La vieillesse, la mort... Le Pen longtemps espérait être centenaire. « J'aurais pu mourir dix fois déjà. Mais je sais bien qu'au bout personne n'y échappe : ni César, ni Jean-Paul II, ni Staline, ni Hitler. Tout le monde y passe ! Mais j'aime bien la vie », s'accrochait-il, en s'astreignant de longues heures de lecture pour travailler sa mémoire. « On dit que la vieillesse est un naufrage. J'essaie de boucher les trous... pour couler moins vite. »

Parmi ses livres de chevet, il citait spontanément l'« Anthologie de la mythologie grecque » écrite par l'écrivain collaborationniste Robert Brasillach. Le goût pour la provocation, toujours. Comme lorsqu'il revenait sur la publication du second tome de ses Mémoires, en septembre 2019, dont la promotion fut parasitée par la mort de Jacques Chirac, son ennemi de toujours. « Tout ce tapage autour de sa mort, ce déploiement médiatique, c'était trop ! Je n'ai pas considéré qu'il avait été à la hauteur de l'histoire », piquait-il.

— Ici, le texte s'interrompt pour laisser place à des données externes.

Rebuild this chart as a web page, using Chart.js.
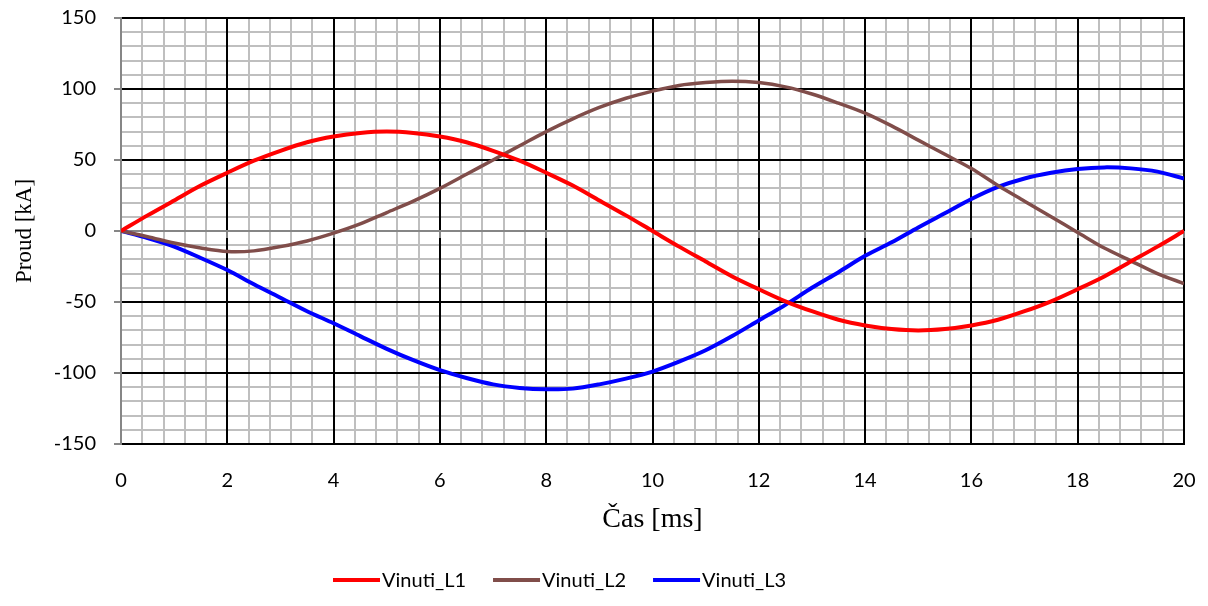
<!DOCTYPE html>
<html>
<head>
<meta charset="utf-8">
<script src="https://cdn.jsdelivr.net/npm/chart.js@4.4.1/dist/chart.umd.min.js"></script>
<style>
  html, body { margin: 0; padding: 0; background: #ffffff; }
  #wrap { width: 1208px; height: 606px; }
</style>
</head>
<body>
<div id="wrap"><canvas id="proudChart" width="1208" height="606"></canvas></div>
<script>
// cas [ms], krok 0.5 ms
const casMs = [0, 0.5, 1, 1.5, 2, 2.5, 3, 3.5, 4, 4.5, 5, 5.5, 6, 6.5, 7, 7.5, 8, 8.5, 9, 9.5,
  10, 10.5, 11, 11.5, 12, 12.5, 13, 13.5, 14, 14.5, 15, 15.5, 16, 16.5, 17, 17.5, 18, 18.5, 19, 19.5, 20];

// proudy [kA]
const vinutiL1 = [0, 11, 21.5, 32, 41, 49.5, 56.5, 62.5, 66.5, 69, 70, 69, 66.5, 62.5, 56.5, 49.5, 41, 32, 21.5, 11,
  0, -11, -21.5, -32, -41, -49.5, -56.5, -62.5, -66.5, -69, -70, -69, -66.5, -62.5, -56.5, -49.5, -41, -32, -21.5, -11, 0];
const vinutiL2 = [0, -4, -8.5, -12, -14.5, -14, -11, -7, -1.5, 5, 13, 21, 30, 40, 50, 60, 70, 79, 87, 93.5,
  98.5, 102.5, 104.5, 105.5, 104.5, 101.5, 96.5, 90, 83, 74, 64, 54, 44, 32, 21, 10, -1, -12, -21, -30, -37];
const vinutiL3 = [0, -5, -11, -19, -27.5, -37.5, -47, -56.5, -65, -74, -83, -91, -98, -103.5, -108, -110.5, -111.5, -111, -108, -104,
  -99, -92, -84, -74, -63, -52, -40, -29, -17.5, -8, 2.5, 12.5, 22.5, 31, 37, 41, 43.7, 44.8, 44.1, 41.8, 37];

const seriesNames = ['Vinuti_L1', 'Vinuti_L2', 'Vinuti_L3'];
const seriesColors = ['#FF0000', '#804D4A', '#0000FF'];

// osy
const xMin = 0, xMax = 20, xMajor = 2, xMinor = 0.4;
const yMin = -150, yMax = 150, yMajor = 50, yMinor = 10;

const isMajor = (v, step) => Math.abs(v / step - Math.round(v / step)) < 1e-6;

function points(values) {
  return casMs.map((t, i) => ({ x: t, y: values[i] }));
}

// hlavni mrizka (cerna) pres vedlejsi, osy sede
const majorGrid = {
  id: 'majorGrid',
  beforeDatasetsDraw(chart) {
    const { ctx, chartArea: a } = chart;
    const x = chart.scales.x, y = chart.scales.y;
    ctx.save();
    ctx.lineWidth = 2;
    ctx.strokeStyle = '#000000';
    ctx.beginPath();
    for (let v = xMin + xMajor; v <= xMax + 1e-9; v += xMajor) {
      const px = Math.round(x.getPixelForValue(v));
      ctx.moveTo(px, a.top - 1);
      ctx.lineTo(px, a.bottom + 1);
    }
    for (let v = yMin; v <= yMax + 1e-9; v += yMajor) {
      if (Math.abs(v) < 1e-9) continue;
      const py = Math.round(y.getPixelForValue(v));
      ctx.moveTo(a.left, py);
      ctx.lineTo(a.right + 1, py);
    }
    ctx.stroke();

    const y0 = Math.round(y.getPixelForValue(0));
    ctx.strokeStyle = '#868686';
    ctx.beginPath();
    ctx.moveTo(a.left, y0);
    ctx.lineTo(a.right, y0);
    const x0 = Math.round(x.getPixelForValue(xMin));
    ctx.moveTo(x0, a.top - 1);
    ctx.lineTo(x0, a.bottom + 1);
    for (let v = xMin + xMajor; v <= xMax + 1e-9; v += xMajor) {
      const px = Math.round(x.getPixelForValue(v));
      ctx.moveTo(px, y0);
      ctx.lineTo(px, y0 + 7);
    }
    ctx.stroke();
    ctx.restore();
  }
};

// legenda kreslena rucne (carka + text)
const lineLegend = {
  id: 'lineLegend',
  afterDraw(chart) {
    const ctx = chart.ctx;
    let cx = 333;
    const cy = 580;
    ctx.save();
    ctx.font = '20px Lato, "Liberation Sans", sans-serif';
    ctx.textBaseline = 'middle';
    ctx.textAlign = 'left';
    chart.data.datasets.forEach(ds => {
      ctx.strokeStyle = ds.borderColor;
      ctx.lineWidth = 4;
      ctx.beginPath();
      ctx.moveTo(cx, cy);
      ctx.lineTo(cx + 47, cy);
      ctx.stroke();
      ctx.fillStyle = '#000000';
      ctx.fillText(ds.label, cx + 49, cy + 1);
      cx += 49 + ctx.measureText(ds.label).width + 27;
    });
    ctx.restore();
  }
};

const tickFont = { family: 'Lato, "Liberation Sans", sans-serif', size: 20 };
const serif = '"Liberation Serif", "Times New Roman", serif';

new Chart(document.getElementById('proudChart').getContext('2d'), {
  type: 'line',
  data: {
    datasets: [vinutiL1, vinutiL2, vinutiL3].map((vals, i) => ({
      label: seriesNames[i],
      data: points(vals),
      borderColor: seriesColors[i],
      backgroundColor: seriesColors[i],
      borderWidth: i === 1 ? 3.5 : 4,
      pointRadius: 0,
      tension: 0.3,
      fill: false
    }))
  },
  options: {
    responsive: false,
    animation: false,
    devicePixelRatio: 1,
    layout: { padding: { top: 18, right: 24, bottom: 62, left: 0 } },
    plugins: {
      legend: { display: false },
      tooltip: { enabled: false }
    },
    scales: {
      x: {
        type: 'linear',
        min: xMin,
        max: xMax,
        afterFit(scale) {
          scale.height = 100;
          scale.paddingLeft = 0;
          scale.paddingRight = 0;
        },
        border: { display: false },
        grid: {
          drawTicks: false,
          lineWidth: 2,
          color: '#BFBFBF'
        },
        ticks: {
          stepSize: xMinor,
          autoSkip: false,
          maxRotation: 0,
          padding: 25,
          color: '#000000',
          font: tickFont,
          callback(v) { return isMajor(v, xMajor) ? String(Math.round(v)) : ''; }
        },
        title: {
          display: true,
          text: 'Čas [ms]',
          color: '#000000',
          font: { family: serif, size: 28 },
          padding: { top: 0, bottom: 8 }
        }
      },
      y: {
        min: yMin,
        max: yMax,
        afterFit(scale) {
          scale.width = 121;
          scale.paddingTop = 0;
          scale.paddingBottom = 0;
        },
        border: { display: false },
        grid: {
          lineWidth: 2,
          tickLength: 7,
          color: '#BFBFBF',
          tickColor(ctx) {
            const v = ctx.tick ? ctx.tick.value : 0;
            return isMajor(v, yMajor) ? '#868686' : 'rgba(0,0,0,0)';
          }
        },
        ticks: {
          stepSize: yMinor,
          autoSkip: false,
          padding: 18,
          color: '#000000',
          font: tickFont,
          callback(v) { return isMajor(v, yMajor) ? String(Math.round(v)) : ''; }
        },
        title: {
          display: true,
          text: 'Proud [kA]',
          color: '#000000',
          font: { family: serif, size: 23 },
          padding: { top: 11, bottom: 0 }
        }
      }
    }
  },
  plugins: [majorGrid, lineLegend]
});
</script>
</body>
</html>
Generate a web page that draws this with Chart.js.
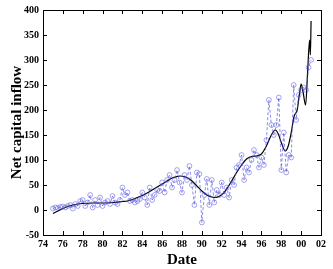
<!DOCTYPE html>
<html>
<head>
<meta charset="utf-8">
<script src="https://cdn.jsdelivr.net/npm/chart.js@4"></script>
<style>
  html, body { margin: 0; padding: 0; background: #fff; }
  #wrap { width: 333px; height: 269px; }
</style>
</head>
<body>
<div id="wrap"><canvas id="chart"></canvas></div>
<script>
'use strict'

// observed series, quarterly
const obsDates = [
  75.00, 75.25, 75.50, 75.75, 76.00, 76.25, 76.50, 76.75, 77.00, 77.25, 77.50, 77.75,
  78.00, 78.25, 78.50, 78.75, 79.00, 79.25, 79.50, 79.75, 80.00, 80.25, 80.50, 80.75,
  81.00, 81.25, 81.50, 81.75, 82.00, 82.25, 82.50, 82.75, 83.00, 83.25, 83.50, 83.75,
  84.00, 84.25, 84.50, 84.75, 85.00, 85.25, 85.50, 85.75, 86.00, 86.25, 86.50, 86.75,
  87.00, 87.25, 87.50, 87.75, 88.00, 88.25, 88.50, 88.75, 89.00, 89.25, 89.50, 89.75,
  90.00, 90.25, 90.50, 90.75, 91.00, 91.25, 91.50, 91.75, 92.00, 92.25, 92.50, 92.75,
  93.00, 93.25, 93.50, 93.75, 94.00, 94.25, 94.50, 94.75, 95.00, 95.25, 95.50, 95.75,
  96.00, 96.25, 96.50, 96.75, 97.00, 97.25, 97.50, 97.75, 98.00, 98.25, 98.50, 98.75,
  99.00, 99.25, 99.50, 99.75, 100.00, 100.25, 100.50, 100.75, 101.00
]
const obsValues = [
  3, 5, 4, 6, 7, 5, 8, 10, 3, 12, 8, 18,
  20, 8, 15, 30, 5, 20, 10, 25, 8, 15, 18, 12,
  28, 15, 12, 20, 45, 30, 35, 18, 20, 15, 18, 22,
  35, 25, 10, 45, 20, 30, 40, 38, 55, 35, 60, 70,
  45, 60, 80, 55, 35, 70, 60, 88, 50, 10, 75, 72,
  -25, 30, 62, 10, 60, 15, 40, 30, 55, 30, 45, 25,
  60, 50, 85, 90, 110, 60, 85, 75, 100, 120, 110, 85,
  105, 90, 140, 220, 170, 150, 170, 225, 80, 155, 75, 110,
  105, 250, 180, 230, 240, 245, 240, 285, 300
]

// fitted trend
const fitDates = [
  75, 75.5, 76, 76.5, 77, 77.5, 78, 79, 80, 81, 82, 82.5, 83, 83.5, 84, 84.5,
  85, 85.5, 86, 86.5, 87, 87.5, 87.8, 88.2, 88.6, 89, 89.5, 90, 90.5, 91, 91.4,
  91.8, 92.2, 92.6, 93, 93.5, 94, 94.5, 95, 95.5, 96, 96.5, 97, 97.4, 97.7, 98,
  98.4, 98.7, 99, 99.3, 99.6, 99.85, 100.0, 100.2, 100.45, 100.65, 100.85, 100.93, 101.0
]
const fitValues = [
  -7, -2, 3, 7, 10, 12, 13, 14, 14, 15, 17, 18, 21, 25, 29, 34,
  40, 46, 52, 58, 64, 67, 68, 67, 64, 58, 48, 38, 30, 26, 25,
  28, 34, 45, 58, 75, 90, 102, 107, 108, 112, 128, 150, 160, 152, 135,
  118, 128, 155, 188, 200, 235, 252, 235, 210, 275, 340, 310, 378
]

const xTicks = [74, 76, 78, 80, 82, 84, 86, 88, 90, 92, 94, 96, 98, 100, 102]
const yTicks = [-50, 0, 50, 100, 150, 200, 250, 300, 350, 400]

const serif = "'Liberation Serif', 'DejaVu Serif', serif"

function pairs(xs, ys) {
  return xs.map((x, i) => ({ x, y: ys[i] }))
}

// inward ticks on all four sides, plus the box
const frame = {
  id: 'frame',
  afterDraw(chart) {
    const { ctx, chartArea: a, scales } = chart
    const len = 4
    ctx.save()
    ctx.strokeStyle = '#000'
    ctx.lineWidth = 1
    ctx.beginPath()
    xTicks.forEach((v) => {
      const px = Math.round(scales.x.getPixelForValue(v)) + 0.5
      ctx.moveTo(px, a.bottom); ctx.lineTo(px, a.bottom - len)
      ctx.moveTo(px, a.top); ctx.lineTo(px, a.top + len)
    })
    yTicks.forEach((v) => {
      const py = Math.round(scales.y.getPixelForValue(v)) + 0.5
      ctx.moveTo(a.left, py); ctx.lineTo(a.left + len, py)
      ctx.moveTo(a.right, py); ctx.lineTo(a.right - len, py)
    })
    ctx.stroke()
    ctx.strokeRect(Math.round(a.left) + 0.5, Math.round(a.top) + 0.5,
      Math.round(a.right - a.left), Math.round(a.bottom - a.top))
    ctx.restore()
  },
}

new Chart(document.getElementById('chart'), {
  type: 'line',
  data: {
    datasets: [
      {
        label: 'observed',
        data: pairs(obsDates, obsValues),
        borderColor: 'rgba(80, 80, 220, 0.75)',
        borderWidth: 0.9,
        borderDash: [3, 2],
        pointRadius: 2.4,
        pointBorderWidth: 0.7,
        pointBorderColor: 'rgba(80, 80, 220, 0.75)',
        pointBackgroundColor: 'rgba(255, 255, 255, 0)',
        tension: 0,
      },
      {
        label: 'fit',
        data: pairs(fitDates, fitValues),
        borderColor: '#000',
        borderWidth: 1.2,
        pointRadius: 0,
        cubicInterpolationMode: 'monotone',
      },
    ],
  },
  options: {
    responsive: true,
    maintainAspectRatio: false,
    animation: false,
    events: [],
    layout: { padding: { left: 0, top: 5, right: 12, bottom: 0 } },
    plugins: { legend: { display: false }, tooltip: { enabled: false } },
    scales: {
      x: {
        type: 'linear',
        min: 74,
        max: 102,
        afterBuildTicks(s) { s.ticks = xTicks.map((v) => ({ value: v })) },
        afterFit(s) { s.height = 34 },
        grid: { drawOnChartArea: false, drawTicks: false },
        border: { color: '#000' },
        ticks: {
          padding: 3,
          color: '#000',
          maxRotation: 0,
          font: { family: serif, size: 10, weight: 'bold' },
          callback: (v) => String(v % 100).padStart(2, '0'),
        },
        title: {
          display: true,
          text: 'Date',
          color: '#000',
          padding: { top: 0, bottom: 0 },
          font: { family: serif, size: 15, weight: 'bold' },
        },
      },
      y: {
        min: -50,
        max: 400,
        afterBuildTicks(s) { s.ticks = yTicks.map((v) => ({ value: v })) },
        afterFit(s) { s.width = 43 },
        grid: { drawOnChartArea: false, drawTicks: false },
        border: { color: '#000' },
        ticks: {
          padding: 4,
          color: '#000',
          font: { family: serif, size: 10, weight: 'bold' },
        },
        title: {
          display: true,
          text: 'Net capital inflow',
          color: '#000',
          padding: { top: 8, bottom: 0 },
          font: { family: serif, size: 15, weight: 'bold' },
        },
      },
    },
  },
  plugins: [frame],
})
</script>
</body>
</html>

« J'ai l'échine raide, je ne plie pas »

Il en profitait pour ressortir ses habituelles saillies contre le « fléau immigrationniste », « l'incroyable droit d'asile » ou encore le regroupement familial : « La population mondiale va franchir les 8 milliards. La misère va augmenter d'autant, ressassait-il dans son fauteuil. Cela va donner des violences extrêmes, des migrations des pays les plus pauvres vers les plus riches. C'est ce qui est en train d'arriver. J'aurai été un éclaireur. »

Sa fille Marine sera-t-elle à la hauteur ? « Oui, sans aucun doute », répondait-il. Mais les flèches n'étaient jamais loin à l'endroit de celle qui l'avait exclu du FN : « Elle fait des prestations brillantes à la télé, mais j'aimerais qu'il y ait un peu plus de chaleur humaine. Elle doit montrer aux Français qu'elle les aime, elle doit établir un lien magique. »

Il ressassait, mais sans regrets, à l'entendre. « J'ai l'échine raide, je ne plie pas », fanfaronnait-il. Tout en assumant, aussi, ces nombreux dérapages qui lui ont valu le surnom de « diable de la République ». « La notion même de dérapage me répugne. Je suis un homme libre. Je ne m'astreindrai pas à la moindre rédemption et encore moins à l'autocensure. » La vie comme un combat, jusqu'au dernier souffle.